Dr. Jekyll and Mr. Hyde

Inspiration and writing

Robert Louis Stevenson in 1885

Stevenson had long been intrigued by the idea of how human personalities can reflect the interplay of good and evil. While still a teenager, he developed a script for a play about William Brodie, which he later reworked with the help of W. E. Henley and which was produced for the first time in 1882.[3] In early 1884, he wrote the short story "Markheim", which he revised in 1884 for publication in a Christmas annual.

Inspiration may also have come from the writer's friendship with an Edinburgh-based French teacher, Eugene Chantrelle, who was convicted and executed for the murder of his wife in May 1878.[4] Chantrelle, who had appeared to lead a normal life in the city, poisoned his wife with opium. According to author Jeremy Hodges,[5] Stevenson was present throughout the trial and as "the evidence unfolded he found himself, like Dr Jekyll, 'aghast before the acts of Edward Hyde'." Moreover, it was believed that the teacher had committed other murders both in France and Britain by poisoning his victims at supper parties with a "favourite dish of toasted cheese and opium".[6]

The novella was written in the southern English seaside town of Bournemouth in Hampshire, where Stevenson had moved in 1884 to benefit from its sea air and warmer climate.[7]

According to his essay "A Chapter on Dreams" (Scribner's, Jan. 1888), he racked his brains for an idea for a story and had a dream, and upon waking had the idea for two or three scenes that would appear in the story Strange Case of Dr Jekyll and Mr Hyde. Biographer Graham Balfour quoted Stevenson's wife, Fanny Stevenson:

In the small hours of one morning,[...] I was awakened by cries of horror from Louis. Thinking he had a nightmare, I awakened him. He said angrily: "Why did you wake me? I was dreaming a fine bogey tale." I had awakened him at the first transformation scene.[8]

Lloyd Osbourne, Stevenson's stepson, wrote: "I don't believe that there was ever such a literary feat before as the writing of Dr Jekyll. I remember the first reading as though it were yesterday. Louis came downstairs in a fever; read nearly half the book aloud; and then, while we were still gasping, he was away again, and busy writing. I doubt if the first draft took so long as three days."[8]

As was customary, Mrs. Stevenson would read the draft and offer her criticisms in the margins. Robert was confined to bed at the time from a haemorrhage. In her comments in the manuscript, she observed that in effect the story was really an allegory, but Robert was writing it as a story.

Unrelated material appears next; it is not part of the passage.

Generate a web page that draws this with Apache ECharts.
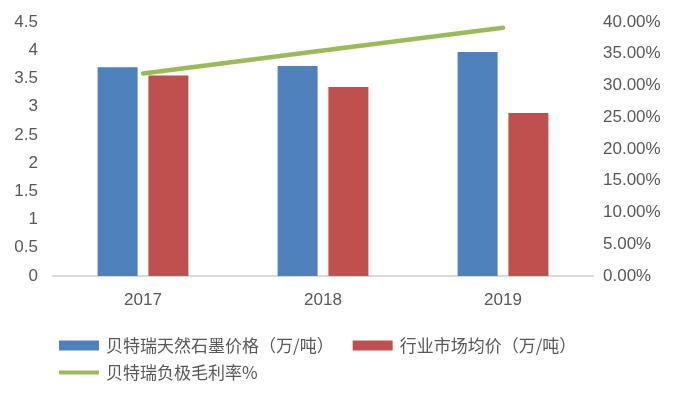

After a while, Robert called her back into the bedroom and pointed to a pile of ashes: he had burnt the manuscript in fear that he would try to salvage it, and thus forced himself to start again from nothing, writing an allegorical story as she had suggested. Scholars debate whether he really burnt his manuscript; there is no direct factual evidence for the burning, but it remains an integral part of the history of the novella.[9] In another version of the story, Stevenson came downstairs to read the manuscript for his wife and stepson. Enraged by his wife's criticism, he went back to his room, only to come back later admitting she was right. He then threw the original draft into the fire, and stopped his wife and stepson from rescuing it.[10]

Stevenson's house Skerryvore in the southern English coastal town of Bournemouth where he wrote Strange Case of Dr Jekyll and Mr Hyde

Stevenson rewrote the story in three to six days. A number of later biographers have alleged that Stevenson was on drugs during the frantic re-write: for example, William Gray's revisionist history A Literary Life (2004) said he used cocaine, while other biographers said he used ergot.[11] However, the standard history, according to the accounts of his wife and son (and himself), says he was bed-ridden and sick while writing it. According to Osbourne, "The mere physical feat was tremendous, and, instead of harming him, it roused and cheered him inexpressibly". He continued to refine the work for four to six weeks after the initial revision.

The name Jekyll was borrowed from the Reverend Walter Jekyll, a friend of Stevenson and younger brother of horticulturalist and landscape designer Gertrude Jekyll.[12]